Work instructions -
Include the line containing "const mShift = [-21, -22, -26, -22, -24];" and all lines before it, repeated exactly from the listing below, without pictures.

Data to use -
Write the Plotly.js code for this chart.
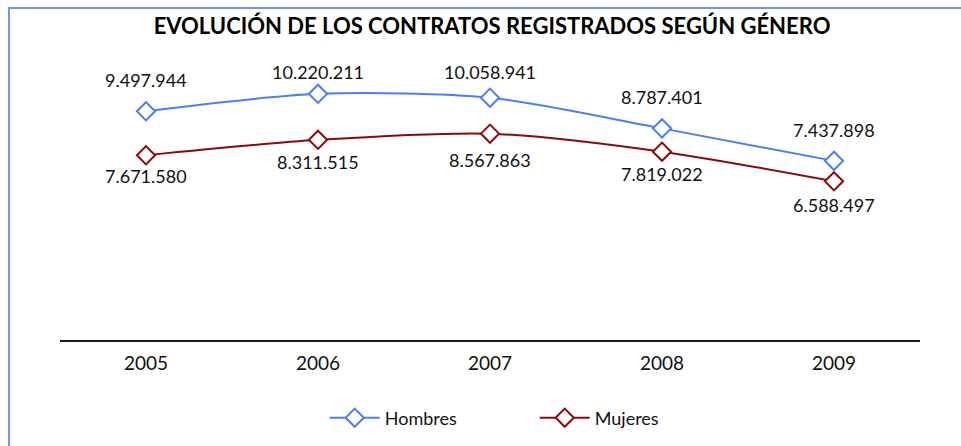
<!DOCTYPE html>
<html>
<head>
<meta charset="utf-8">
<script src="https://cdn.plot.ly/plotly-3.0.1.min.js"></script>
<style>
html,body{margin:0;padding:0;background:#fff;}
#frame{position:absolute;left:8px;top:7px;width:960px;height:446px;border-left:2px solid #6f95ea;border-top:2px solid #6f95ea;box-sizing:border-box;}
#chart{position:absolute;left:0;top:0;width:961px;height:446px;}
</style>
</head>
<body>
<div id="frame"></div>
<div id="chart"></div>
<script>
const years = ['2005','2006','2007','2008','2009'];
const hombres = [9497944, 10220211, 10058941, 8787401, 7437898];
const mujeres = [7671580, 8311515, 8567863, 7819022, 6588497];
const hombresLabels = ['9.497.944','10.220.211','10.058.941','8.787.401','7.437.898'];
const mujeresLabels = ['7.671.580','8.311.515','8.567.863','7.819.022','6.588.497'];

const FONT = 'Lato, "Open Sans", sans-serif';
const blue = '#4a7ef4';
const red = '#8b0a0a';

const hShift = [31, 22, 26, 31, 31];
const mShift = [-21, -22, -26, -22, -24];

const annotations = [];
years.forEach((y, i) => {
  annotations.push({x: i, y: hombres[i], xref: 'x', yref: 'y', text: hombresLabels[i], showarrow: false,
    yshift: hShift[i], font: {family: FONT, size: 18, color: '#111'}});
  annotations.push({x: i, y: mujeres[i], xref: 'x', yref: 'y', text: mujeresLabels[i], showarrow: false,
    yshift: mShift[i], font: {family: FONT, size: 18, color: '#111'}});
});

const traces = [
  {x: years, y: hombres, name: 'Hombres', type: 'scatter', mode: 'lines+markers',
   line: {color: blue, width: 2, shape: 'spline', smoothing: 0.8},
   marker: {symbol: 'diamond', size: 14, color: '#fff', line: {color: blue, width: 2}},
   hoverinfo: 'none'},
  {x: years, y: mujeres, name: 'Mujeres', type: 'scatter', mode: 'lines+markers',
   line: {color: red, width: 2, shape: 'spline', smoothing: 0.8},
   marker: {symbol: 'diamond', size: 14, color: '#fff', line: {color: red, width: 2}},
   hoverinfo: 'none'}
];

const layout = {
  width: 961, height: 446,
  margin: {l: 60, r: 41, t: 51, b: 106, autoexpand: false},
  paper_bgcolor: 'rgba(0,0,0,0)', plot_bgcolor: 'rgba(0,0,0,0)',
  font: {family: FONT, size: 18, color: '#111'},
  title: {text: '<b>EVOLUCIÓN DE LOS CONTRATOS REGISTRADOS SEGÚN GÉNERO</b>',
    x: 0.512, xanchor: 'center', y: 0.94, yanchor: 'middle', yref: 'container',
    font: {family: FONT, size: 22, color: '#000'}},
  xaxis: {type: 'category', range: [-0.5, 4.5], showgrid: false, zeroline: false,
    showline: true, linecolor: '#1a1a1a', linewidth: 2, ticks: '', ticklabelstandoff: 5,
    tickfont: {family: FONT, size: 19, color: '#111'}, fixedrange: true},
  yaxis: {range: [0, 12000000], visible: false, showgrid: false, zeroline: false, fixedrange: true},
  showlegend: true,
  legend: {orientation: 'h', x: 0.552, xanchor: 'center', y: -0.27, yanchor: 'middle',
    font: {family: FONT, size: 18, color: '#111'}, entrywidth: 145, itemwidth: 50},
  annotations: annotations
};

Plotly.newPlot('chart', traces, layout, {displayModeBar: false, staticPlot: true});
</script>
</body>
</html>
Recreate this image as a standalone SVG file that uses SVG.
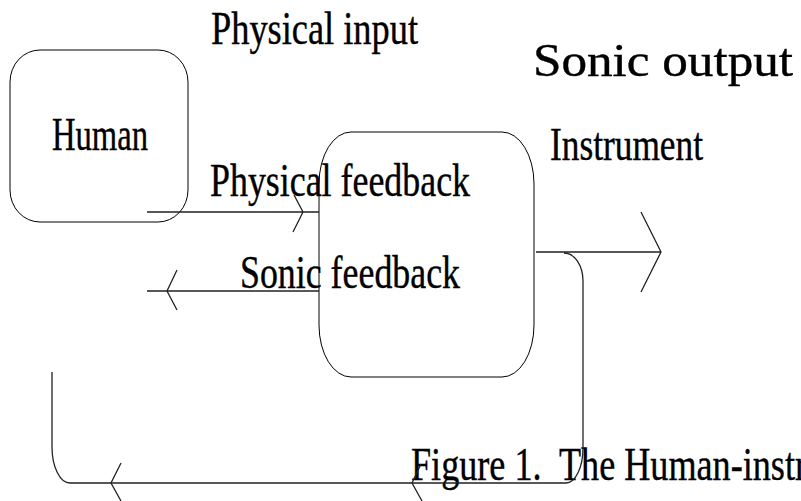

Written answer -
Write the Plotly.js code for this chart.
<!DOCTYPE html>
<html>
<head>
<meta charset="utf-8">
<script src="https://cdn.plot.ly/plotly-3.0.1.min.js"></script>
<style>
html,body{margin:0;padding:0;background:#fff;}
#frame{position:absolute;left:8px;top:7px;width:960px;height:446px;border-left:2px solid #6f95ea;border-top:2px solid #6f95ea;box-sizing:border-box;}
#chart{position:absolute;left:0;top:0;width:961px;height:446px;}
</style>
</head>
<body>
<div id="frame"></div>
<div id="chart"></div>
<script>
const years = ['2005','2006','2007','2008','2009'];
const hombres = [9497944, 10220211, 10058941, 8787401, 7437898];
const mujeres = [7671580, 8311515, 8567863, 7819022, 6588497];
const hombresLabels = ['9.497.944','10.220.211','10.058.941','8.787.401','7.437.898'];
const mujeresLabels = ['7.671.580','8.311.515','8.567.863','7.819.022','6.588.497'];

const FONT = 'Lato, "Open Sans", sans-serif';
const blue = '#4a7ef4';
const red = '#8b0a0a';

const hShift = [31, 22, 26, 31, 31];
const mShift = [-21, -22, -26, -22, -24];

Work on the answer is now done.